Short problem –
The lines from the beginning of the records below through the one holding "(10,15) rectangle (1178,608);" are to be copied exactly; leave the pictures out.

Materials provided –
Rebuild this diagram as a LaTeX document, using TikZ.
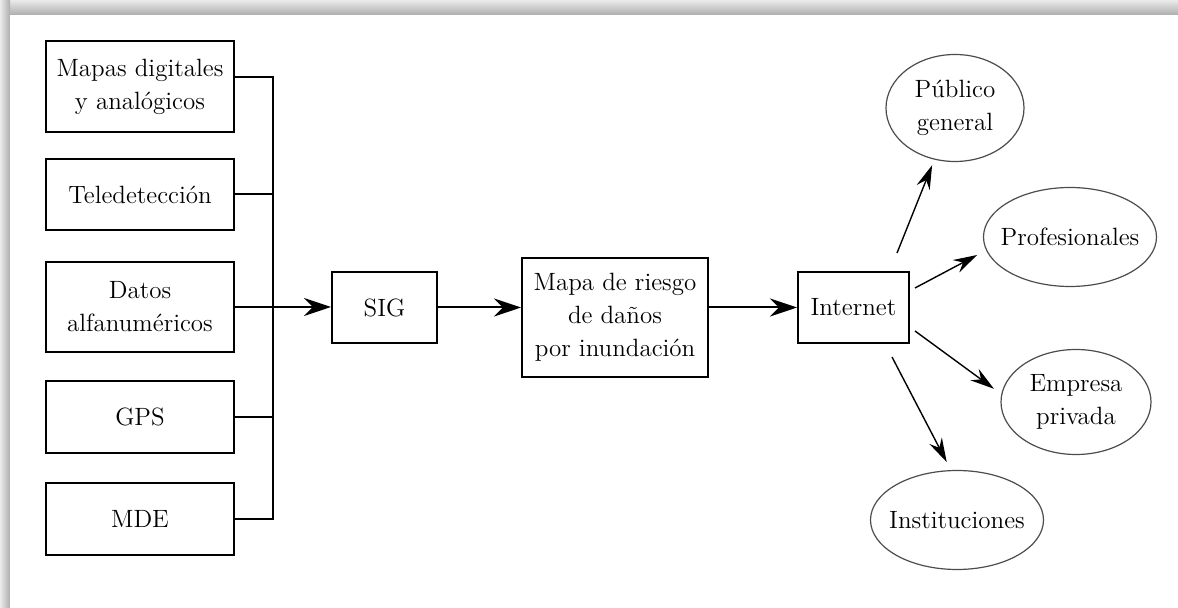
\documentclass[tikz,border=0pt]{standalone}
\usepackage{tikz}
\usetikzlibrary{arrows.meta,shapes.geometric}

\begin{document}
\begin{tikzpicture}[x=0.5pt,y=-0.5pt,>={Stealth[length=13.5pt,width=9pt,inset=4.5pt]},
    font=\fontsize{12.5}{16.5}\selectfont,
    box/.style={draw,line width=1pt,align=center,inner sep=0pt,minimum width=94pt},
    oval/.style={ellipse,draw=black!70,line width=0.6pt,align=center,inner xsep=-8pt,inner ysep=0pt},
    wire/.style={line width=1pt},
    ray/.style={line width=0.7pt,>={Stealth[length=12pt,width=7pt,inset=4pt]}}]
      \useasboundingbox (0,0) rectangle (1178,608);
      \shade[top color=black!8,bottom color=black!32] (0,0) rectangle (1178,15);
      \shade[left color=black!8,right color=black!32] (0,0) rectangle (10,608);
      \fill[white] (10,15) rectangle (1178,608);

      \node[box,minimum height=45.5pt] (mapas) at (140,86.5) {Mapas digitales\\y analógicos};
      \node[box,minimum height=35.5pt] (tele) at (140,194.5) {Teledetección};
      \node[box,minimum height=45pt] (datos) at (140,307) {Datos\\alfanuméricos};
      \node[box,minimum height=36pt] (gps) at (140,417) {GPS};
      \node[box,minimum height=36pt] (mde) at (140,519) {MDE};
      \coordinate (bus) at (273,0);

      \node[box,minimum width=52.5pt,minimum height=35.5pt] (sig) at (384.5,307.5) {SIG};
      \node[box,minimum width=93pt,minimum height=59.5pt] (mapa) at (615,317.5) {Mapa de riesgo\\de daños\\por inundación};
      \node[box,minimum width=55.5pt,minimum height=35.5pt] (inet) at (853.5,307.5) {Internet};

      \node[oval,minimum width=69pt,minimum height=53.5pt] (publico) at (955,108) {Público\\general};
      \node[oval,minimum width=86.5pt,minimum height=49.5pt] (prof) at (1070,237) {Profesionales};
      \node[oval,minimum width=75pt,minimum height=52.5pt] (empresa) at (1076,402) {Empresa\\privada};
      \node[oval,minimum width=86.5pt,minimum height=49.5pt] (inst) at (957,520) {Instituciones};

      \coordinate (p1) at (897,253);
      \coordinate (p2) at (915,288);
      \coordinate (p3) at (915,331);
      \coordinate (p4) at (892,357);

      \draw[wire] ([yshift=4.75pt]mapas.east) -- ([yshift=4.75pt]mapas.east -| bus)
        -- (mde.east -| bus) -- (mde.east);
      \draw[wire] (tele.east) -- (tele.east -| bus);
      \draw[wire] (gps.east) -- (gps.east -| bus);

      \path[->,wire]
      (datos.east) edge (datos.east -| sig.west)
      (sig.east) edge (sig.east -| mapa.west)
      (sig.east -| mapa.east) edge (inet.west)
      ;

      \path[->,ray]
      (p1) edge [shorten >=3pt] (publico)
      (p2) edge [shorten >=5pt] (prof.189)
      (p3) edge [shorten >=4.5pt] (empresa.174)
      (p4) edge [shorten >=4.5pt] (inst.97)
      ;
    \end{tikzpicture}
\end{document}
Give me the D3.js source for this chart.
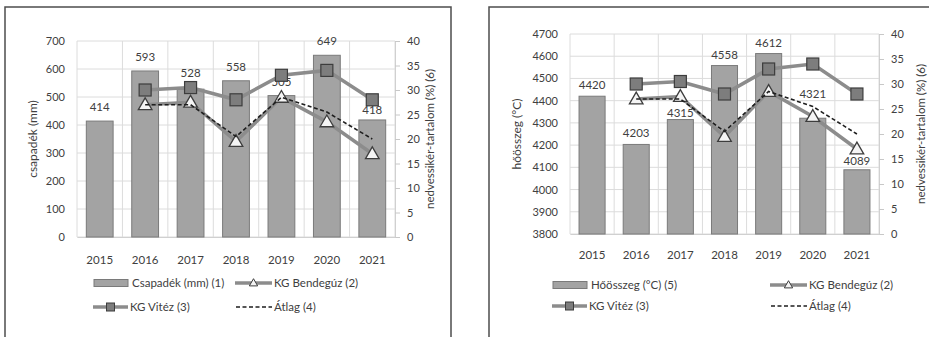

Response to this exercise –
Rebuild this diagram as a LaTeX document, using TikZ.
\documentclass[tikz,border=0pt]{standalone}
\usepackage{tikz}
\usetikzlibrary{arrows.meta,shapes.geometric}

\begin{document}
\begin{tikzpicture}[x=0.5pt,y=-0.5pt,>={Stealth[length=13.5pt,width=9pt,inset=4.5pt]},
    font=\fontsize{12.5}{16.5}\selectfont,
    box/.style={draw,line width=1pt,align=center,inner sep=0pt,minimum width=94pt},
    oval/.style={ellipse,draw=black!70,line width=0.6pt,align=center,inner xsep=-8pt,inner ysep=0pt},
    wire/.style={line width=1pt},
    ray/.style={line width=0.7pt,>={Stealth[length=12pt,width=7pt,inset=4pt]}}]
      \useasboundingbox (0,0) rectangle (1178,608);
      \shade[top color=black!8,bottom color=black!32] (0,0) rectangle (1178,15);
      \shade[left color=black!8,right color=black!32] (0,0) rectangle (10,608);
      \fill[white] (10,15) rectangle (1178,608);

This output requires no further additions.